Het is vooral de snelheid van de groei die imponeert, want de cijfers moeten wel in perspectief worden gezien. De Verenigde Staten zijn nog altijd een tien keer grotere investeerder dan China. Vorig jaar bedroeg het totaal aan buitenlandse investeringen in de EU 225 miljard euro. Amerika is verantwoordelijk voor de helft, China slechts voor een krappe 4 procent. Het idee als zou China Europa opkopen is dan ook verre van waar, stellen Hanemann en Rosen. „Een hoop kleinschalige transacties hebben sommigen met dat idee opgezadeld.” Maar als het land doorgaat zoals het nu doet, zal het rond 2020 zo’n 400 miljard euro in de EU investeren – dik boven het totaal aan investeringen dat de EU op dit moment aantrekt vanuit het buitenland.
Campagnevoering
Nogal wat critici zijn bang dat de buitenlandse investeringen van China een vorm van strategische campagnevoering van de Chinese regering zijn. De verschillen tussen beide landen zijn dan ook niet uit te vlakken. Als Europa handel drijft met China, drijft het handel met een centraal geleide economie, met een overheid die interne stabiliteit prefereert boven mensenrechten, milieu en werkomstandigheden.
De onderzoekers van Rhodium –die het overigens schreven in samenwerking met de Chinese investeringsbank China International Capital Corp (CICC)– menen echter dat de Chinese buitenlandse investeringen veel meer te maken hebben met veranderingen in het Chinese groeimodel dan met een politieke agenda. Met andere woorden: China’s motieven zijn voornamelijk commercieel.
Hoewel er nogal wat bedrijven eigendom zijn van de staat, geldt dat niet voor alle Chinese firma’s, zo schrijven de onderzoekers. „In Europa wordt het overgrote deel van de deals, 63 procent, gedaan door private spelers”, aldus Hanemann en Rosen. De echte staatsbedrijven zijn verantwoordelijk voor een derde van de Europese deals. Wel leveren deze bedrijven het leeuwendeel (72 procent) van de investeringen, maar volgens de onderzoekers komt dat door een paar grootschalige overnames in de kapitaalintensieve sector.

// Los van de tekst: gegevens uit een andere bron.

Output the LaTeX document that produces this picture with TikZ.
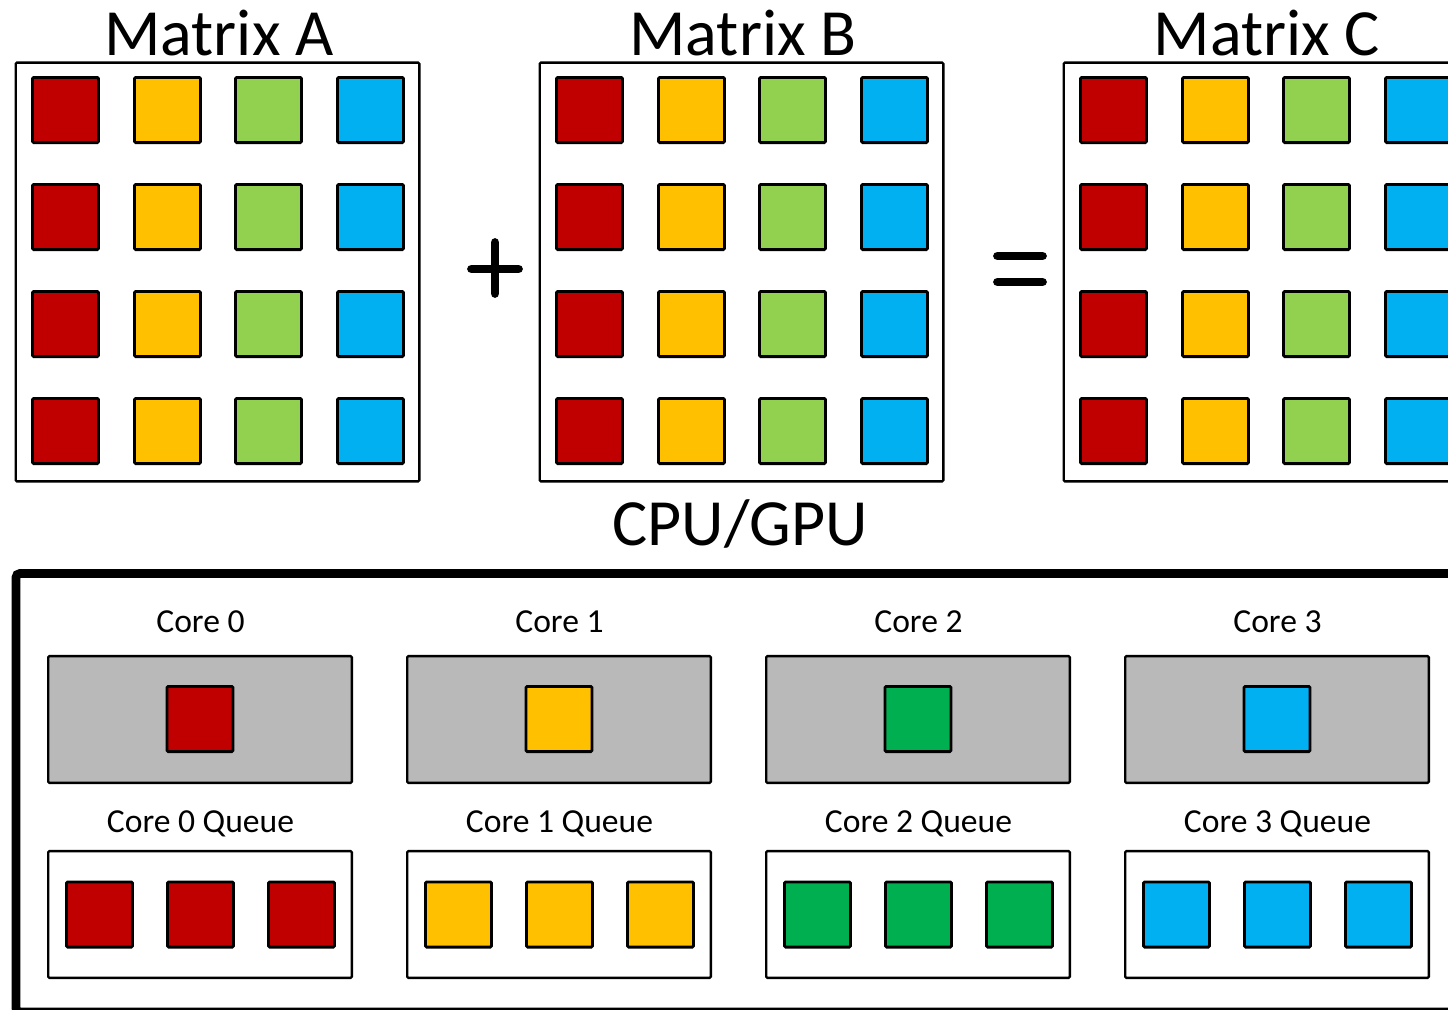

Een andere angst van Europa is dat het zich te gemakkelijk westerse kennis laat ontfutselen. Die gedachte komt evenmin uit de lucht vallen. De octrooiaanvragen uit China namen in 2011 toe met 30 procent naar 17.000, aldus het Europees Patentbureau. Europa en de VS verloren juist terrein. Amerika (nog wel steeds de grootste met bijna 60.000 aanvragen) verloor 1,5 procent, Nederland zakte met maar liefst 13 procent tot 6500 aanvragen.
China is allang niet meer slechts goed in namaken, China wil zélf ontwikkelen en een volwassen, innovatieve concurrent zijn, die niet meer slechts uit is op grondstoffen als olie, gas en mineralen, maar hoe langer hoe meer op kennis, merken en netwerken. De sectoren die ze uitkiezen voor hun investeringen onderschrijven dat beeld: Communicatiebedrijven, industriële bedrijven en bedrijven die doen aan duurzame energie ontvingen de afgelopen elf jaar de meeste investeringen, gevolgd door bedrijven in de financiële dienstensector, software en it-diensten.
China nestelt zich in Europa, zo veel is zeker. „En waarom zou je dat als bedreiging zien?” zegt Borsje van VolkerWessels Vastgoed. „Nederland is zelf groot geworden met internationale handel en zelf altijd open geweest. En je kunt er wel tegen zijn, maar het gebeurt tóch. Als wij kunnen zorgen dat wij onze innovativiteit en creativiteit in eigen hand kunnen houden, waarom niet?”